Records with drawing code
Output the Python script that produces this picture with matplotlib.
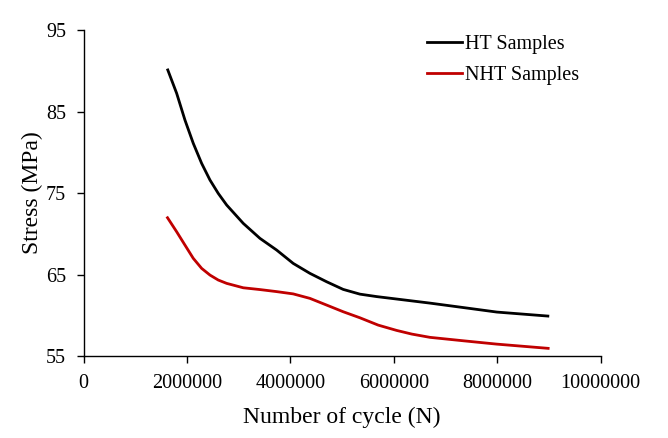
import matplotlib
matplotlib.use("Agg")
import matplotlib.pyplot as plt

# values (cycles, stress in MPa)
ht_cycles = [1630000, 1802000, 1962000, 2123000, 2285000, 2446000, 2606000, 2769000,
             3090000, 3413000, 3735000, 4056000, 4379000, 4702000, 5023000, 5346000,
             5669000, 6120000, 6700000, 7350000, 7995000, 8981000]
ht_stress = [90.1, 87.23, 83.96, 81.1, 78.64, 76.6, 74.96, 73.53,
             71.28, 69.44, 68.01, 66.37, 65.15, 64.12, 63.18, 62.6,
             62.3, 61.95, 61.5, 60.95, 60.4, 59.91]

nht_cycles = [1625000, 1802000, 1962000, 2123000, 2285000, 2446000, 2606000, 2769000,
              3090000, 3413000, 3735000, 4056000, 4379000, 4702000, 5023000, 5346000,
              5700000, 6056000, 6350000, 6700000, 7343000, 7990000, 8987000]
nht_stress = [71.97, 70.25, 68.62, 66.99, 65.76, 64.94, 64.33, 63.92,
              63.38, 63.16, 62.91, 62.63, 62.08, 61.26, 60.44, 59.7,
              58.8, 58.15, 57.7, 57.3, 56.88, 56.47, 55.95]

x_ticks = [0, 2000000, 4000000, 6000000, 8000000, 10000000]
y_ticks = [55, 65, 75, 85, 95]

plt.rcParams['font.family'] = ['Liberation Serif', 'DejaVu Serif']

fig = plt.figure(figsize=(6.68, 4.38), dpi=100)
ax = fig.add_axes([0.125, 0.187, 0.774, 0.7445])

ax.plot(ht_cycles, ht_stress, color='black', lw=2.0, label='HT Samples',
        solid_joinstyle='round')
ax.plot(nht_cycles, nht_stress, color='#C00000', lw=2.0, label='NHT Samples',
        solid_joinstyle='round')

ax.set_xlim(0, 10000000)
ax.set_ylim(55, 95)
ax.set_xticks(x_ticks)
ax.set_xticklabels([str(v) for v in x_ticks])
ax.set_yticks(y_ticks)

ax.spines['top'].set_visible(False)
ax.spines['right'].set_visible(False)
for s in ['left', 'bottom']:
    ax.spines[s].set_linewidth(1.0)
ax.tick_params(direction='out', length=5, width=1.0, labelsize=14.5, colors='black')
ax.tick_params(axis='x', pad=8)
ax.tick_params(axis='y', pad=7.5)

ax.set_xlabel('Number of cycle (N)', fontsize=17, labelpad=10)
ax.set_ylabel('Stress (MPa)', fontsize=17, labelpad=2)

fig.legend(loc='upper left', bbox_to_anchor=(0.639, 0.921), frameon=False,
           fontsize=14.5, handlelength=1.75, handletextpad=0.15,
           borderpad=0, borderaxespad=0, labelspacing=0.63)

fig.savefig('out.png', dpi=100)
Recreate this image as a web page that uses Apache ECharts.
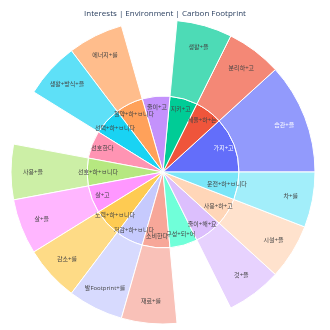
<!DOCTYPE html>
<html><head><meta charset="utf-8">
<script src="https://cdn.jsdelivr.net/npm/echarts@6/dist/echarts.min.js"></script>
<style>html,body{margin:0;padding:0;background:#fff}#c{width:330px;height:330px}</style>
</head><body><div id="c"></div>
<script>
const titleText = 'Interests | Environment | Carbon Footprint';
const innerLabels = ['가지+고','세울+하+는','지키+고','줄이+고','절약+하+ㅂ니다','선택+하+ㅂ니다','선호한다','선호+하+ㅂ니다','살+고','노력+하+ㅂ니다','저감+하+ㅂ니다','소비한다','구성+되+어','줄이+해+요','사용+하+고','운전+하+ㅂ니다'];
const innerValues = [2,1,1,1,1,1,1,1,1,1,1,1,1,1,1,1];
const outerLabels = ['습관+을','분리하+고','생활+을',null,'에너지+를','생활+방식+을',null,'사용+을','살+을','감소+를','발Footprint+를','재료+를',null,'것+을','시설+을','차+를'];
const sliceColors = ['#636efa','#ef553b','#00cc96','#ab63fa','#ffa15a','#19d3f3','#ff6692','#b6e880','#ff97ff','#fecb52','#c6cafd','#f7a799','#33ffc9','#dcbffd','#ffd6b8','#7ae6f8'];
const whiteText = ['가지+고','습관+을'];

function leafMix(hex, a) {
  const n = parseInt(hex.slice(1), 16);
  const c = [(n >> 16) & 255, (n >> 8) & 255, n & 255].map(v => Math.round(v * a + 255 * (1 - a)));
  return 'rgb(' + c.join(',') + ')';
}
const FONT = '"Open Sans", "Noto Sans CJK KR", sans-serif';

function build(forLabels) {
  return innerLabels.map((name, i) => {
    const hasChild = outerLabels[i] != null;
    const col = hasChild ? sliceColors[i] : leafMix(sliceColors[i], 0.7);
    const node = {
      name: name, value: innerValues[i],
      itemStyle: forLabels ? {color: 'rgba(0,0,0,0)', borderWidth: 0} : {color: col},
      label: {color: whiteText.includes(name) ? '#fff' : '#444'}
    };
    if (hasChild) {
      const cn = outerLabels[i];
      node.children = [{
        name: cn, value: innerValues[i],
        itemStyle: forLabels ? {color: 'rgba(0,0,0,0)', borderWidth: 0} : {color: leafMix(sliceColors[i], 0.7)},
        label: {color: whiteText.includes(cn) ? '#fff' : '#444'}
      }];
    }
    return node;
  });
}

const chart = echarts.init(document.getElementById('c'), null, {renderer: 'canvas'});
chart.setOption({
  animation: false,
  title: {text: titleText, left: 'center', top: 5, textStyle: {fontSize: 8, fontWeight: 'normal', color: '#2a3f5f', fontFamily: FONT}},
  series: [
    {
      type: 'sunburst', center: [163, 172], radius: [0, 152], startAngle: 0, clockwise: false, sort: null,
      nodeClick: false, silent: true, emphasis: {disabled: true},
      itemStyle: {borderColor: '#fff', borderWidth: 1},
      label: {show: false},
      levels: [{}, {radius: [0, 76]}, {radius: [76, 152]}],
      data: build(false)
    },
    {
      type: 'sunburst', center: [163, 172], radius: [0, 152], startAngle: 0, clockwise: false, sort: null,
      nodeClick: false, silent: true, emphasis: {disabled: true},
      itemStyle: {borderWidth: 0, color: 'rgba(0,0,0,0)'},
      label: {show: true, rotate: 0, fontSize: 6, fontFamily: FONT, minAngle: 0},
      levels: [{}, {radius: [54, 76]}, {radius: [108, 152]}],
      data: build(true)
    }
  ]
});
</script></body></html>
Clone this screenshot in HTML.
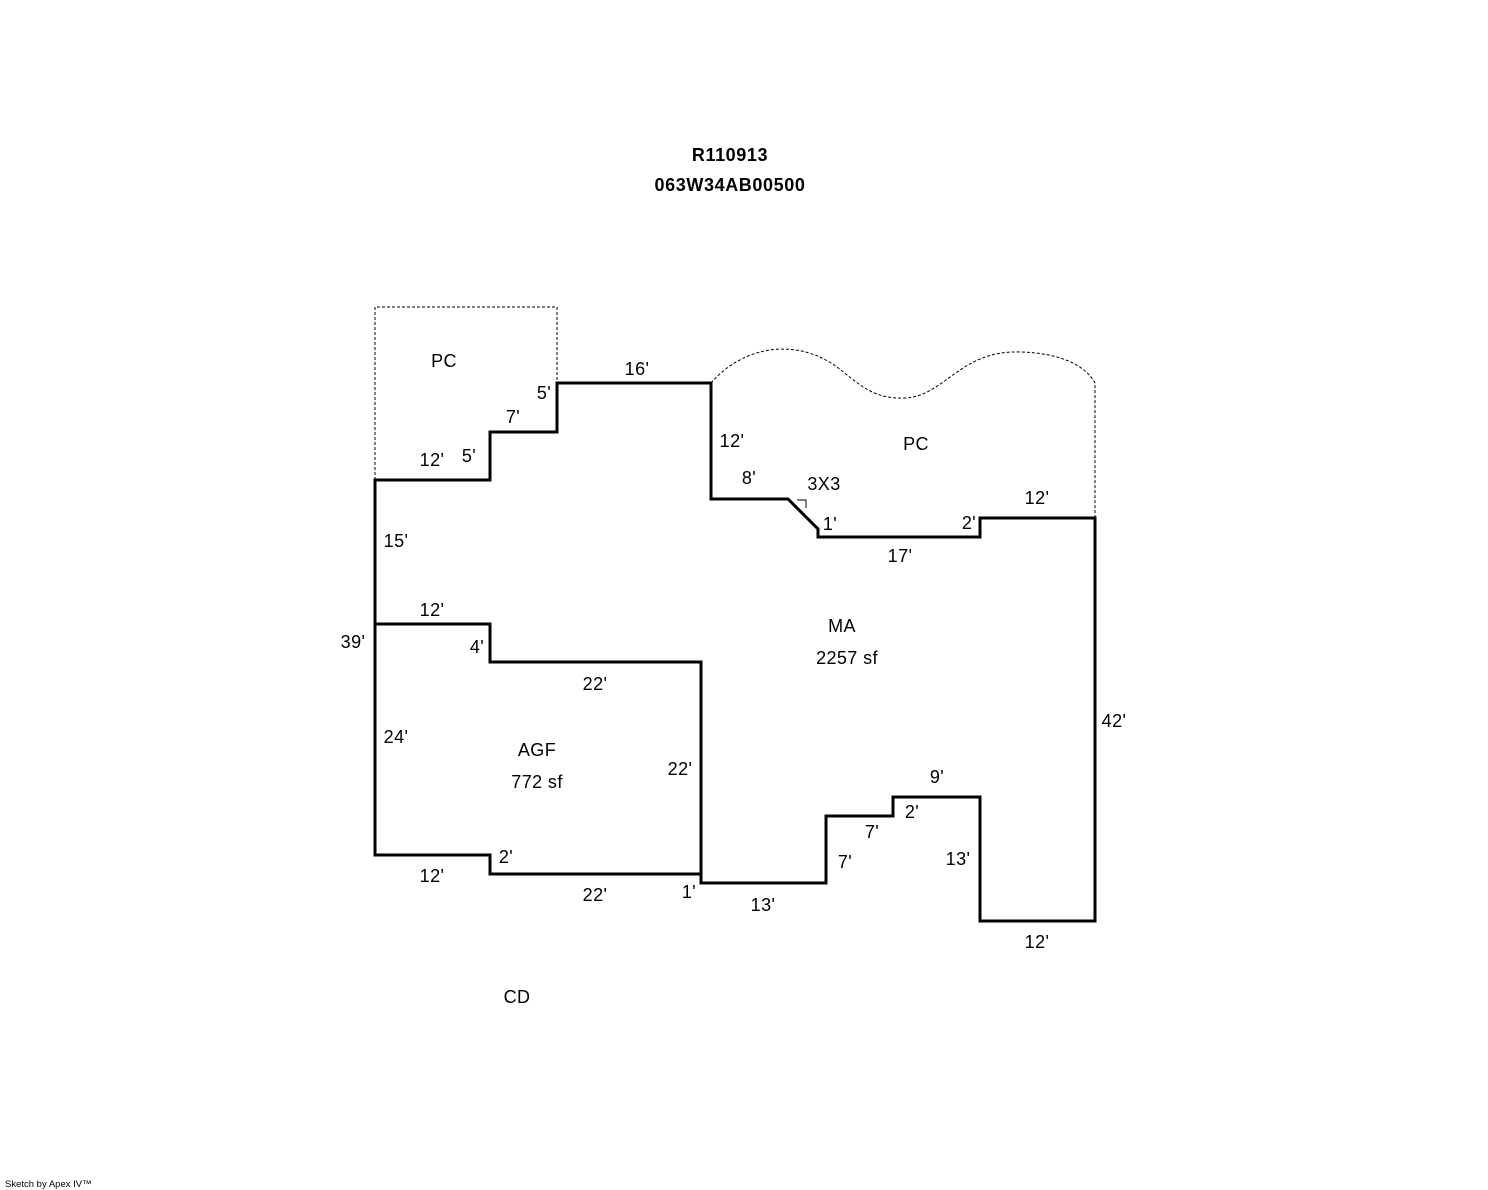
<!DOCTYPE html>
<html><head><meta charset="utf-8"><style>
html,body{margin:0;padding:0;background:#fff;}
svg{display:block;}
text{font-family:"Liberation Sans",Arial,sans-serif;font-size:18px;letter-spacing:0.4px;fill:#000;}
</style></head><body>
<svg width="1488" height="1190" viewBox="0 0 1488 1190" xmlns="http://www.w3.org/2000/svg">
<text x="730" y="161" text-anchor="middle" font-weight="bold" style="font-size:18px;letter-spacing:0.6px">R110913</text>
<text x="730" y="191" text-anchor="middle" font-weight="bold" style="font-size:18px;letter-spacing:0.6px">063W34AB00500</text>
<g fill="none" stroke="#000" stroke-width="1" stroke-dasharray="3,2">
<path d="M375 480 L375 307 L557 307 L557 383"/>
<path d="M711 383 C735 355 775 340 815 355 C850 368 860 400 905 398 C945 396 960 350 1020 352 C1060 353 1085 365 1095 383 L1095 518"/>
</g>
<g fill="none" stroke="#000" stroke-width="3" stroke-linejoin="miter">
<path d="M375 480 L490 480 L490 432 L557 432 L557 383 L711 383 L711 499 L788 499 L818 529 L818 537 L980 537 L980 518 L1095 518 L1095 921 L980 921 L980 797 L893 797 L893 816 L826 816 L826 883 L701 883 L701 874 L490 874 L490 855 L375 855 Z"/>
<path d="M375 624 L490 624 L490 662 L701 662 L701 874"/>
</g>
<path d="M797 500 L806 500 L806 508" fill="none" stroke="#000" stroke-width="1"/>
<g>
<text x="444" y="367" text-anchor="middle">PC</text>
<text x="916" y="450" text-anchor="middle">PC</text>
<text x="637" y="375" text-anchor="middle">16'</text>
<text x="544" y="399" text-anchor="middle">5'</text>
<text x="513" y="423" text-anchor="middle">7'</text>
<text x="432" y="466" text-anchor="middle">12'</text>
<text x="469" y="462" text-anchor="middle">5'</text>
<text x="732" y="447" text-anchor="middle">12'</text>
<text x="749" y="484" text-anchor="middle">8'</text>
<text x="824" y="490" text-anchor="middle">3X3</text>
<text x="830" y="530" text-anchor="middle">1'</text>
<text x="969" y="529" text-anchor="middle">2'</text>
<text x="1037" y="504" text-anchor="middle">12'</text>
<text x="900" y="562" text-anchor="middle">17'</text>
<text x="396" y="547" text-anchor="middle">15'</text>
<text x="432" y="616" text-anchor="middle">12'</text>
<text x="353" y="648" text-anchor="middle">39'</text>
<text x="477" y="653" text-anchor="middle">4'</text>
<text x="842" y="632" text-anchor="middle">MA</text>
<text x="847" y="664" text-anchor="middle">2257 sf</text>
<text x="595" y="690" text-anchor="middle">22'</text>
<text x="1114" y="727" text-anchor="middle">42'</text>
<text x="396" y="743" text-anchor="middle">24'</text>
<text x="537" y="756" text-anchor="middle">AGF</text>
<text x="537" y="788" text-anchor="middle">772 sf</text>
<text x="680" y="775" text-anchor="middle">22'</text>
<text x="937" y="783" text-anchor="middle">9'</text>
<text x="912" y="818" text-anchor="middle">2'</text>
<text x="872" y="838" text-anchor="middle">7'</text>
<text x="958" y="865" text-anchor="middle">13'</text>
<text x="845" y="868" text-anchor="middle">7'</text>
<text x="506" y="863" text-anchor="middle">2'</text>
<text x="432" y="882" text-anchor="middle">12'</text>
<text x="689" y="898" text-anchor="middle">1'</text>
<text x="595" y="901" text-anchor="middle">22'</text>
<text x="763" y="911" text-anchor="middle">13'</text>
<text x="1037" y="948" text-anchor="middle">12'</text>
<text x="517" y="1003" text-anchor="middle">CD</text>
<text x="5" y="1187" style="font-size:9.5px;letter-spacing:0">Sketch by Apex IV™</text>
</g>
</svg>
</body></html>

Exercise aim » Restate only the lines running from the start of the material above through the line containing "62.3, 61.95, 61.5, 60.95, 60.4, 59.91]", ends included. No pictures.

Output of the exercise »
Output the Python script that produces this picture with matplotlib.
import matplotlib
matplotlib.use("Agg")
import matplotlib.pyplot as plt

# values (cycles, stress in MPa)
ht_cycles = [1630000, 1802000, 1962000, 2123000, 2285000, 2446000, 2606000, 2769000,
             3090000, 3413000, 3735000, 4056000, 4379000, 4702000, 5023000, 5346000,
             5669000, 6120000, 6700000, 7350000, 7995000, 8981000]
ht_stress = [90.1, 87.23, 83.96, 81.1, 78.64, 76.6, 74.96, 73.53,
             71.28, 69.44, 68.01, 66.37, 65.15, 64.12, 63.18, 62.6,
             62.3, 61.95, 61.5, 60.95, 60.4, 59.91]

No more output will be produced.